---------- Extracted records
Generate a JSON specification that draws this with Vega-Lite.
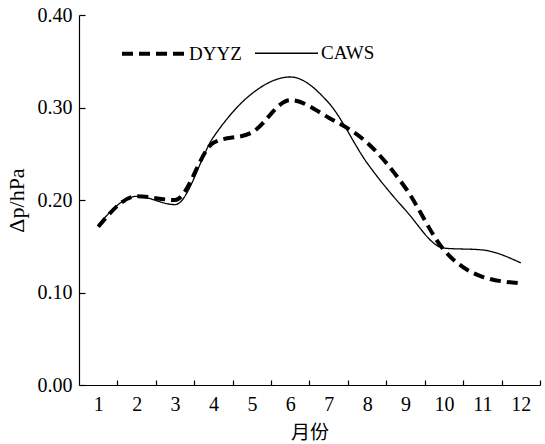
{
  "$schema": "https://vega.github.io/schema/vega-lite/v6.json",
  "width": 461,
  "height": 370,
  "autosize": {"type": "none"},
  "padding": {"left": 79, "top": 15, "right": 5, "bottom": 59},
  "background": "white",
  "config": {
    "view": {"stroke": null},
    "axis": {
      "domainColor": "black",
      "domainWidth": 1.2,
      "tickColor": "black",
      "tickWidth": 1.2,
      "labelColor": "black",
      "titleColor": "black",
      "labelFont": "Liberation Serif",
      "labelFontSize": 20,
      "grid": false
    }
  },
  "data": {
    "values": [
      {"month": 1, "series": "DYYZ", "dp": 0.171},
      {"month": 2, "series": "DYYZ", "dp": 0.204},
      {"month": 3, "series": "DYYZ", "dp": 0.200},
      {"month": 4, "series": "DYYZ", "dp": 0.262},
      {"month": 5, "series": "DYYZ", "dp": 0.273},
      {"month": 6, "series": "DYYZ", "dp": 0.308},
      {"month": 7, "series": "DYYZ", "dp": 0.289},
      {"month": 8, "series": "DYYZ", "dp": 0.262},
      {"month": 9, "series": "DYYZ", "dp": 0.213},
      {"month": 10, "series": "DYYZ", "dp": 0.146},
      {"month": 11, "series": "DYYZ", "dp": 0.117},
      {"month": 12, "series": "DYYZ", "dp": 0.110},
      {"month": 1, "series": "CAWS", "dp": 0.173},
      {"month": 2, "series": "CAWS", "dp": 0.204},
      {"month": 3, "series": "CAWS", "dp": 0.195},
      {"month": 4, "series": "CAWS", "dp": 0.268},
      {"month": 5, "series": "CAWS", "dp": 0.315},
      {"month": 6, "series": "CAWS", "dp": 0.333},
      {"month": 7, "series": "CAWS", "dp": 0.305},
      {"month": 8, "series": "CAWS", "dp": 0.240},
      {"month": 9, "series": "CAWS", "dp": 0.189},
      {"month": 10, "series": "CAWS", "dp": 0.148},
      {"month": 11, "series": "CAWS", "dp": 0.146},
      {"month": 12, "series": "CAWS", "dp": 0.132}
    ]
  },
  "mark": {"type": "line", "interpolate": "monotone", "color": "black"},
  "encoding": {
    "x": {
      "field": "month",
      "type": "quantitative",
      "scale": {"domain": [0.5, 12.5], "nice": false, "zero": false},
      "axis": {
        "values": [1, 2, 3, 4, 5, 6, 7, 8, 9, 10, 11, 12],
        "tickOffset": 19.2,
        "labelOffset": -19.2,
        "tickSize": -5,
        "labelPadding": 14,
        "title": "月份",
        "titleFont": "Noto Sans CJK SC",
        "titleFontSize": 19,
        "titleFontWeight": "normal",
        "titlePadding": 9
      }
    },
    "y": {
      "field": "dp",
      "type": "quantitative",
      "scale": {"domain": [0, 0.4], "nice": false},
      "axis": {
        "values": [0, 0.1, 0.2, 0.3, 0.4],
        "format": ".2f",
        "tickSize": -6,
        "labelPadding": 13,
        "title": "Δp/hPa",
        "titleFont": "Liberation Serif",
        "titleFontSize": 22,
        "titleFontWeight": "normal",
        "titlePadding": 9
      }
    },
    "strokeDash": {
      "field": "series",
      "type": "nominal",
      "scale": {"domain": ["DYYZ", "CAWS"], "range": [[11, 6], [1, 0]]},
      "legend": {
        "orient": "none",
        "legendX": 41,
        "legendY": 5,
        "direction": "horizontal",
        "title": null,
        "symbolType": "stroke",
        "symbolSize": 3969,
        "symbolStrokeColor": "black",
        "labelFont": "Liberation Serif",
        "labelFontSize": 19,
        "labelColor": "black",
        "labelOffset": 2,
        "columnPadding": 10
      }
    },
    "strokeWidth": {
      "field": "series",
      "type": "nominal",
      "scale": {"domain": ["DYYZ", "CAWS"], "range": [4, 1.3]},
      "legend": null
    }
  }
}
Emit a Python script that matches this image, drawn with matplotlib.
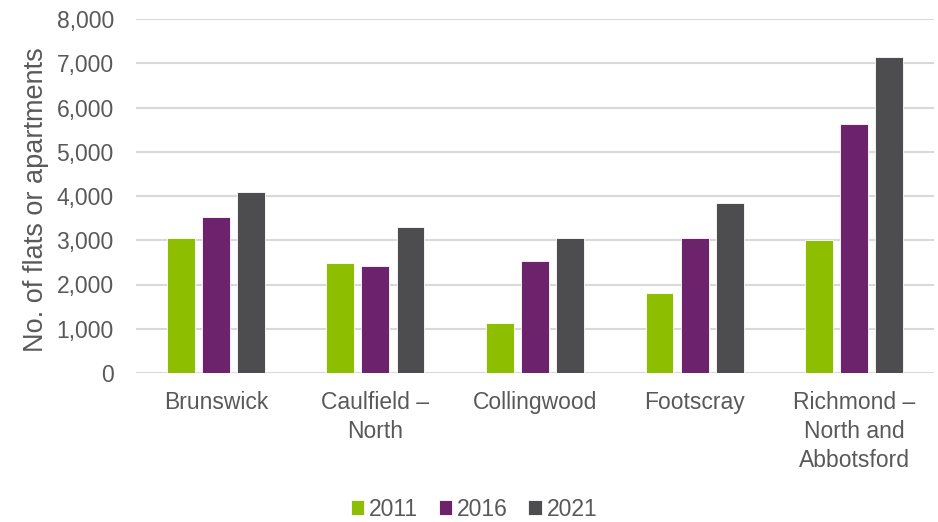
--------------------
Prompt: Using the data above, print every line exactly, omitting pictures.

Response to the exercise:
Generate a JSON specification that draws this with Vega-Lite.
{
  "$schema": "https://vega.github.io/schema/vega-lite/v6.json",
  "width": 461,
  "height": 370,
  "autosize": {"type": "none"},
  "padding": {"left": 79, "top": 15, "right": 5, "bottom": 59},
  "background": "white",
  "config": {
    "view": {"stroke": null},
    "axis": {
      "domainColor": "black",
      "domainWidth": 1.2,
      "tickColor": "black",
      "tickWidth": 1.2,
      "labelColor": "black",
      "titleColor": "black",
      "labelFont": "Liberation Serif",
      "labelFontSize": 20,
      "grid": false
    }
  },
  "data": {
    "values": [
      {"month": 1, "series": "DYYZ", "dp": 0.171},
      {"month": 2, "series": "DYYZ", "dp": 0.204},
      {"month": 3, "series": "DYYZ", "dp": 0.200},
      {"month": 4, "series": "DYYZ", "dp": 0.262},
      {"month": 5, "series": "DYYZ", "dp": 0.273},
      {"month": 6, "series": "DYYZ", "dp": 0.308},
      {"month": 7, "series": "DYYZ", "dp": 0.289},
      {"month": 8, "series": "DYYZ", "dp": 0.262},
      {"month": 9, "series": "DYYZ", "dp": 0.213},
      {"month": 10, "series": "DYYZ", "dp": 0.146},
      {"month": 11, "series": "DYYZ", "dp": 0.117},
      {"month": 12, "series": "DYYZ", "dp": 0.110},
      {"month": 1, "series": "CAWS", "dp": 0.173},
      {"month": 2, "series": "CAWS", "dp": 0.204},
      {"month": 3, "series": "CAWS", "dp": 0.195},
      {"month": 4, "series": "CAWS", "dp": 0.268},
      {"month": 5, "series": "CAWS", "dp": 0.315},
      {"month": 6, "series": "CAWS", "dp": 0.333},
      {"month": 7, "series": "CAWS", "dp": 0.305},
      {"month": 8, "series": "CAWS", "dp": 0.240},
      {"month": 9, "series": "CAWS", "dp": 0.189},
      {"month": 10, "series": "CAWS", "dp": 0.148},
      {"month": 11, "series": "CAWS", "dp": 0.146},
      {"month": 12, "series": "CAWS", "dp": 0.132}
    ]
  },
  "mark": {"type": "line", "interpolate": "monotone", "color": "black"},
  "encoding": {
    "x": {
      "field": "month",
      "type": "quantitative",
      "scale": {"domain": [0.5, 12.5], "nice": false, "zero": false},
      "axis": {
        "values": [1, 2, 3, 4, 5, 6, 7, 8, 9, 10, 11, 12],
        "tickOffset": 19.2,
        "labelOffset": -19.2,
        "tickSize": -5,
        "labelPadding": 14,
        "title": "月份",
        "titleFont": "Noto Sans CJK SC",
        "titleFontSize": 19,
        "titleFontWeight": "normal",
        "titlePadding": 9
      }
    },
    "y": {
      "field": "dp",
      "type": "quantitative",
      "scale": {"domain": [0, 0.4], "nice": false},
      "axis": {
        "values": [0, 0.1, 0.2, 0.3, 0.4],
        "format": ".2f",
        "tickSize": -6,
        "labelPadding": 13,
        "title": "Δp/hPa",
        "titleFont": "Liberation Serif",
        "titleFontSize": 22,
        "titleFontWeight": "normal",
        "titlePadding": 9
      }
    },
    "strokeDash": {
      "field": "series",
      "type": "nominal",
      "scale": {"domain": ["DYYZ", "CAWS"], "range": [[11, 6], [1, 0]]},
      "legend": {
        "orient": "none",
        "legendX": 41,
        "legendY": 5,
        "direction": "horizontal",
        "title": null,
        "symbolType": "stroke",
        "symbolSize": 3969,
        "symbolStrokeColor": "black",
        "labelFont": "Liberation Serif",
        "labelFontSize": 19,
        "labelColor": "black",
        "labelOffset": 2,
        "columnPadding": 10
      }
    },
    "strokeWidth": {
      "field": "series",
      "type": "nominal",
      "scale": {"domain": ["DYYZ", "CAWS"], "range": [4, 1.3]},
      "legend": null
    }
  }
}
Emit a Python script that matches this image, drawn with matplotlib.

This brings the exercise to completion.